If we are increasing staff levels in the CER, are we making the corresponding staff reductions within the Department? If we are transferring one responsibility from the Department to the CER, that should happen. Are we taking on new people and retaining all the staff who did this work in the Department in the past? From a public finance point of view, we need to ensure we are getting value for money. Most importantly, we need to ensure the CER is given the resources and staff, even in these tight times, to do this job properly because significant pieces of infrastructure are involved which can be dangerous if a proper safety framework which is functioning, monitored and enforced by the CER is not in place. I wish to raise that flag at this stage because there is no point in transferring responsibilities to the CER if we do not give it the capacity to be able to the job comprehensively. It does not currently have the capacity, staff or expertise to be able to do the job.

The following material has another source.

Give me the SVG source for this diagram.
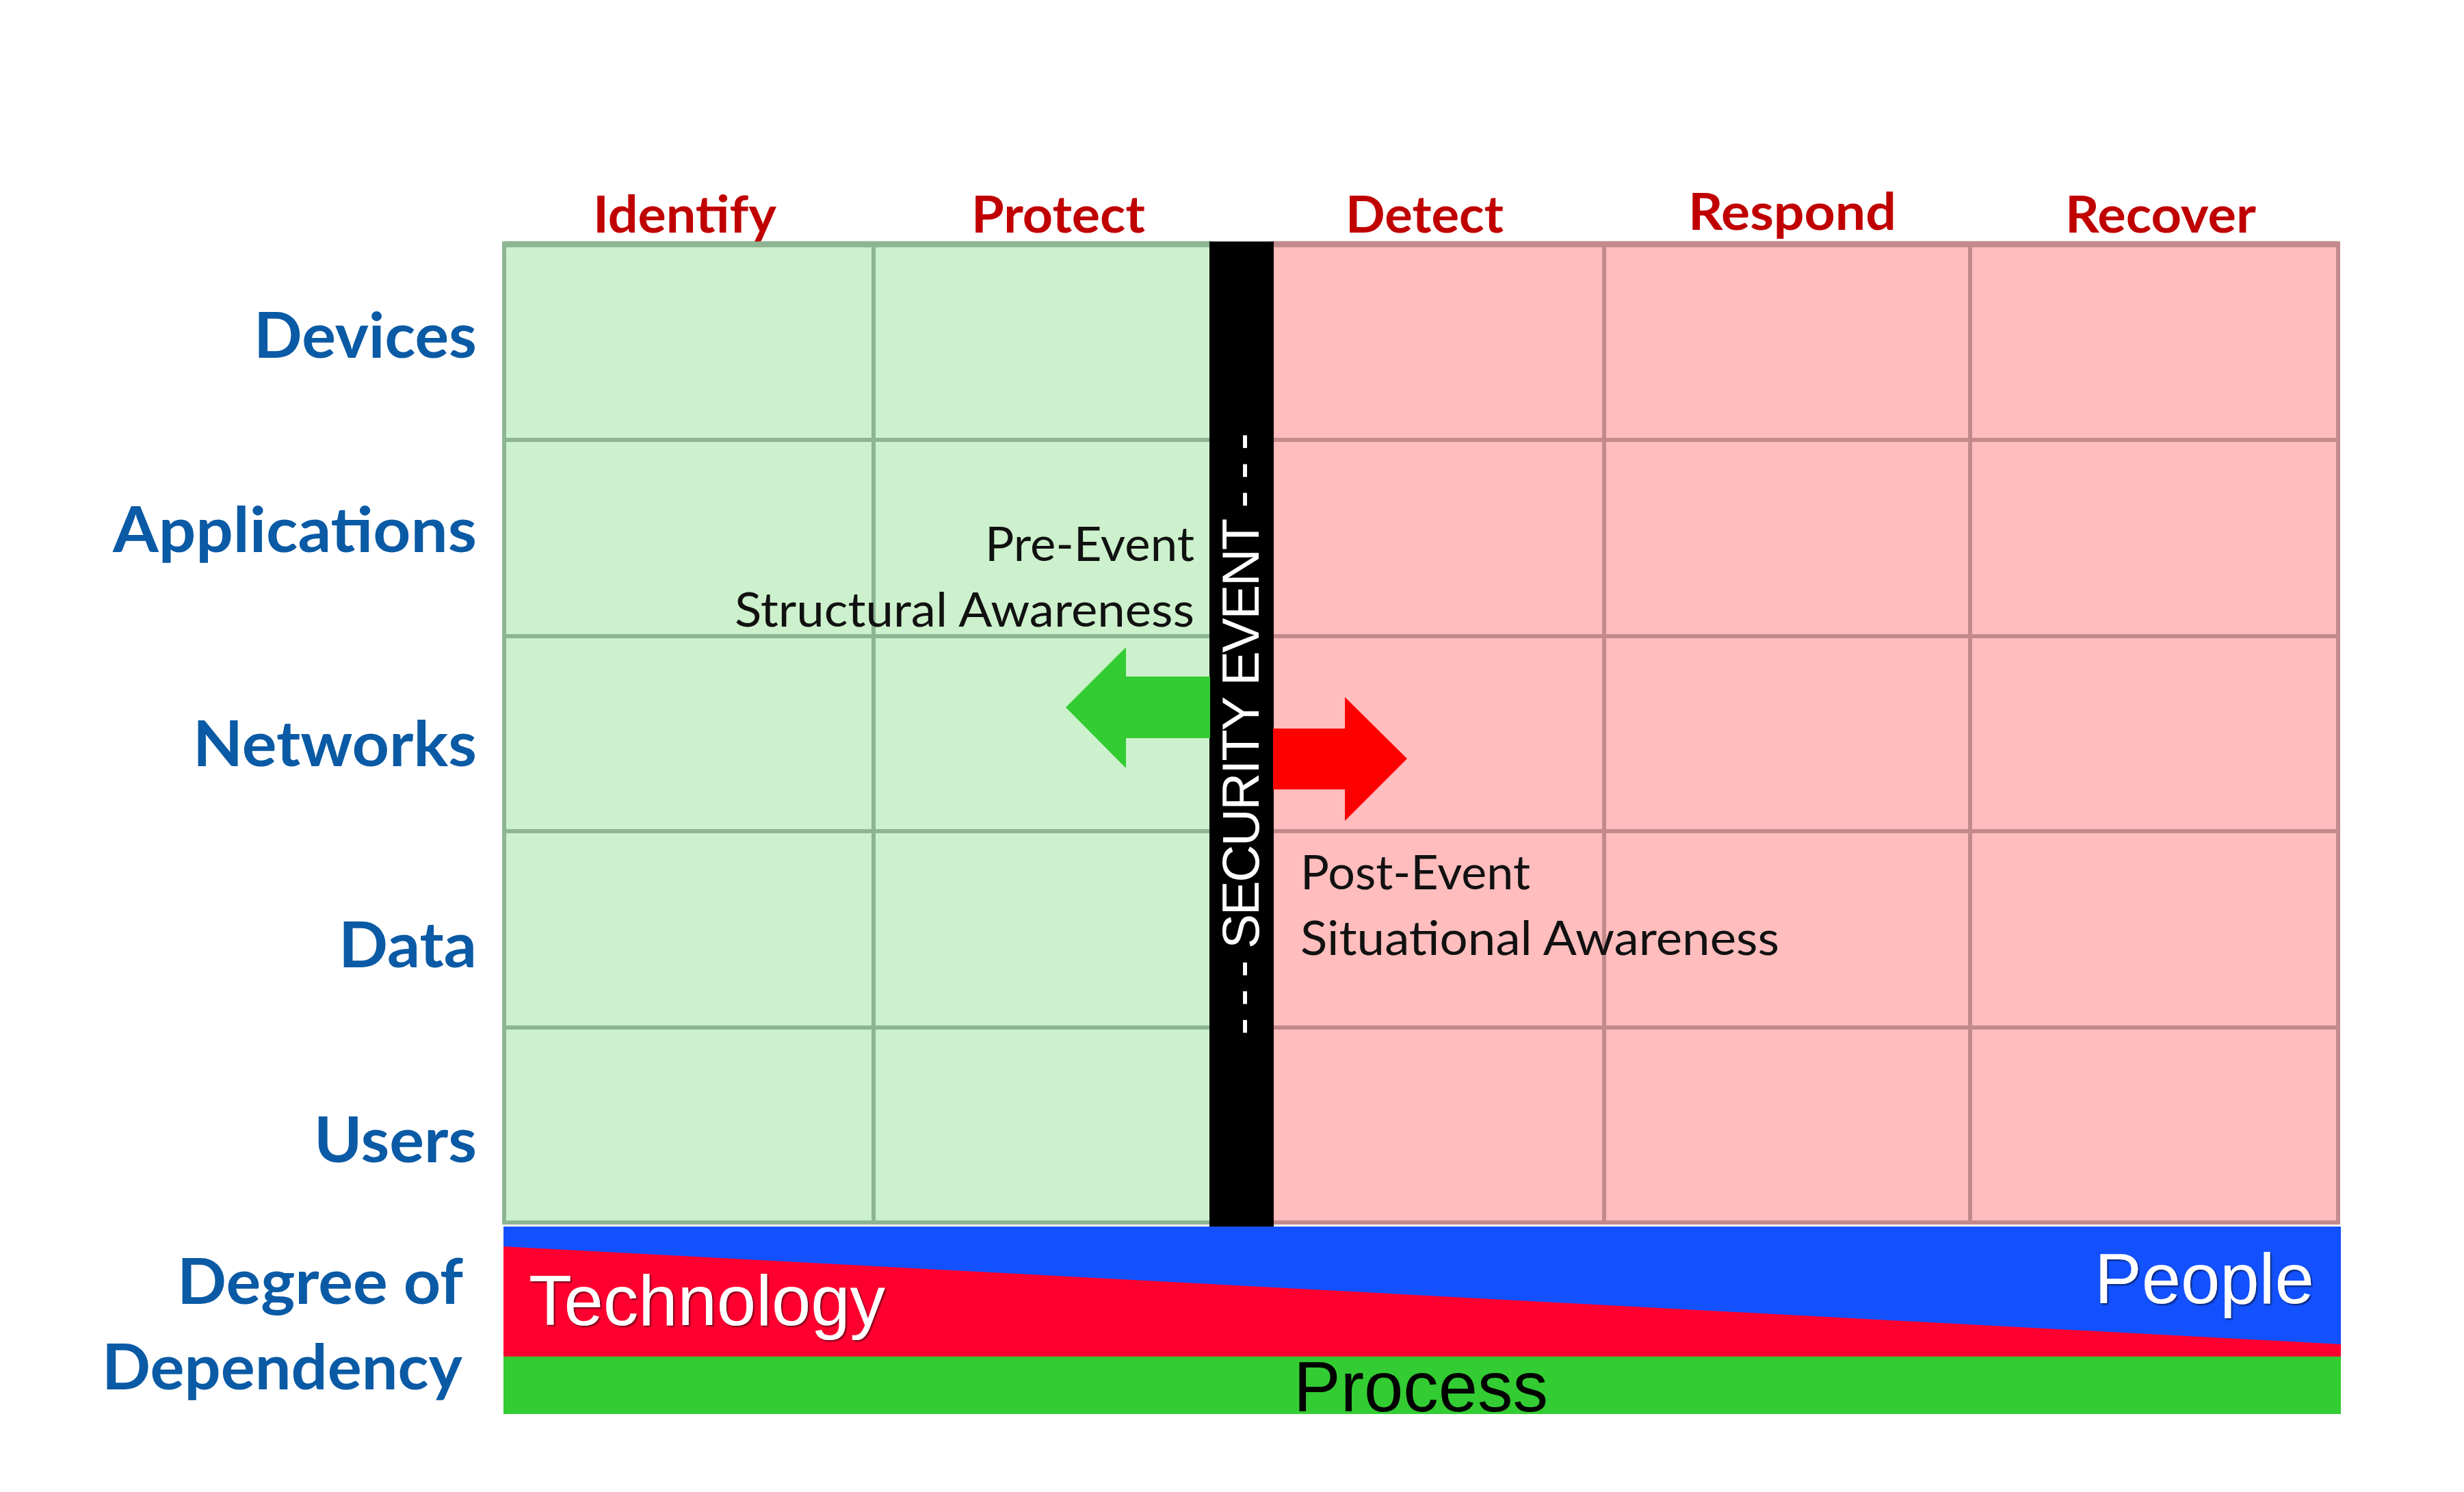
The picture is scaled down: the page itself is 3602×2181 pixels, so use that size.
<svg xmlns="http://www.w3.org/2000/svg" width="3602" height="2181" viewBox="0 0 3602 2181">
  <style>
    .hdr { font-family: Lato, "Open Sans", "Liberation Sans", sans-serif; font-weight: 700; font-size: 74px; fill: #C00000; }
    .row { font-family: Lato, "Open Sans", "Liberation Sans", sans-serif; font-weight: 700; font-size: 91px; fill: #0A5AA5; }
    .note { font-family: Lato, "Open Sans", "Liberation Sans", sans-serif; font-weight: 400; font-size: 69px; fill: #111111; }
    .big { font-family: "Liberation Sans", Arial, sans-serif; font-size: 103px; }
    .gline { stroke: #8DB593; stroke-width: 6; }
    .pline { stroke: #C38A8C; stroke-width: 6; }
    .gfill { fill: #CCF1CC; stroke: #8DB593; stroke-width: 6; }
    .pfill { fill: #FFBDBD; stroke: #C38A8C; stroke-width: 6; }
  </style>
  <defs>
    <filter id="shadow" x="-5%" y="-20%" width="110%" height="140%">
      <feDropShadow dx="2" dy="2" stdDeviation="1.2" flood-color="#000000" flood-opacity="0.55"/>
    </filter>
  </defs>
  <rect width="3602" height="2181" fill="#FFFFFF"/>

  <g id="grid-pre-event">
    <rect x="737" y="356" width="1035" height="1431" class="gfill"/>
    <line x1="1277" y1="356" x2="1277" y2="1787" class="gline"/>
    <line x1="737" y1="643" x2="1772" y2="643" class="gline"/>
    <line x1="737" y1="930" x2="1772" y2="930" class="gline"/>
    <line x1="737" y1="1215" x2="1772" y2="1215" class="gline"/>
    <line x1="737" y1="1502" x2="1772" y2="1502" class="gline"/>
    <line x1="737" y1="357" x2="1772" y2="357" stroke="#8DB593" stroke-width="9"/>
  </g>

  <g id="grid-post-event">
    <rect x="1858" y="356" width="1560" height="1431" class="pfill"/>
    <line x1="2345" y1="356" x2="2345" y2="1787" class="pline"/>
    <line x1="2880" y1="356" x2="2880" y2="1787" class="pline"/>
    <line x1="1858" y1="643" x2="3418" y2="643" class="pline"/>
    <line x1="1858" y1="930" x2="3418" y2="930" class="pline"/>
    <line x1="1858" y1="1215" x2="3418" y2="1215" class="pline"/>
    <line x1="1858" y1="1502" x2="3418" y2="1502" class="pline"/>
    <line x1="1858" y1="357" x2="3418" y2="357" stroke="#C38A8C" stroke-width="9"/>
  </g>

  <g id="column-headers">
    <text class="hdr" x="867" y="340" textLength="268" lengthAdjust="spacingAndGlyphs">Identify</text>
    <text class="hdr" x="1420" y="340" textLength="254" lengthAdjust="spacingAndGlyphs">Protect</text>
    <text class="hdr" x="1967" y="340" textLength="231" lengthAdjust="spacingAndGlyphs">Detect</text>
    <text class="hdr" x="2468" y="336" textLength="304" lengthAdjust="spacingAndGlyphs">Respond</text>
    <text class="hdr" x="3019" y="340" textLength="279" lengthAdjust="spacingAndGlyphs">Recover</text>
  </g>

  <g id="row-labels">
    <text class="row" x="371" y="523" textLength="326" lengthAdjust="spacingAndGlyphs">Devices</text>
    <text class="row" x="165" y="807" textLength="532" lengthAdjust="spacingAndGlyphs">Applications</text>
    <text class="row" x="282" y="1120" textLength="415" lengthAdjust="spacingAndGlyphs">Networks</text>
    <text class="row" x="495" y="1414" textLength="202" lengthAdjust="spacingAndGlyphs">Data</text>
    <text class="row" x="459" y="1699" textLength="238" lengthAdjust="spacingAndGlyphs">Users</text>
  </g>

  <g id="security-event">
    <rect x="1768" y="353" width="94" height="1440" fill="#000000"/>
    <text transform="translate(1840,1073) rotate(-90)" text-anchor="middle" font-family="'Liberation Sans', Arial, sans-serif" font-size="76" fill="#FFFFFF" textLength="880">- - - SECURITY  EVENT - - -</text>
  </g>

  <g id="connectors">
    <polygon id="pre-event-arrow" points="1558,1034 1646,946 1646,989 1769,989 1769,1079 1646,1079 1646,1123" fill="#33CC33"/>
    <polygon id="post-event-arrow" points="1861,1065 1966,1065 1966,1019 2057,1109 1966,1200 1966,1154 1861,1154" fill="#FF0000"/>
  </g>

  <g id="pre-event-label">
    <text class="note" x="1440" y="820" textLength="306" lengthAdjust="spacingAndGlyphs">Pre-Event</text>
    <text class="note" x="1074" y="916" textLength="672" lengthAdjust="spacingAndGlyphs">Structural Awareness</text>
  </g>

  <g id="post-event-label">
    <text class="note" x="1901" y="1300" textLength="336" lengthAdjust="spacingAndGlyphs">Post-Event</text>
    <text class="note" x="1901" y="1396" textLength="700" lengthAdjust="spacingAndGlyphs">Situational Awareness</text>
  </g>

  <g id="dependency-band">
    <rect x="736" y="1793" width="2686" height="192" fill="#1351FE"/>
    <polygon points="736,1822 3422,1965 3422,1985 736,1985" fill="#FE0030"/>
    <rect x="736" y="1983" width="2686" height="84" fill="#33CC33"/>
    <text class="big" x="773" y="1937" fill="#FFFFFF" filter="url(#shadow)">Technology</text>
    <text class="big" x="3062" y="1905" font-size="101" fill="#FFFFFF" filter="url(#shadow)">People</text>
    <text class="big" x="1891" y="2063" fill="#000000">Process</text>
  </g>

  <g id="dependency-label">
    <text class="row" x="259" y="1906" textLength="418" lengthAdjust="spacingAndGlyphs">Degree of</text>
    <text class="row" x="149" y="2031" textLength="527" lengthAdjust="spacingAndGlyphs">Dependency</text>
  </g>
</svg>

I will return to what I said at the start of my contribution. This Bill is about learning lessons from a fiasco which happened off the west coast, where we have a very valuable and important resource for the Irish economy which has not been brought ashore in a timely manner because of repeated mistakes, in terms of how the concerns of the community were dealt with and a series of other issues. I hope the next time there is a major find off the south, west or east coasts and we apply new legislation we will be able to allay the fears of local communities in order that we can bring gas, oil, coal or power ashore in a way which treats local concerns with the respect they deserve, while at the same time doing a job for the country, in terms of national priorities regarding energy security and the very important issues which revolve around the new role for the CER in this process.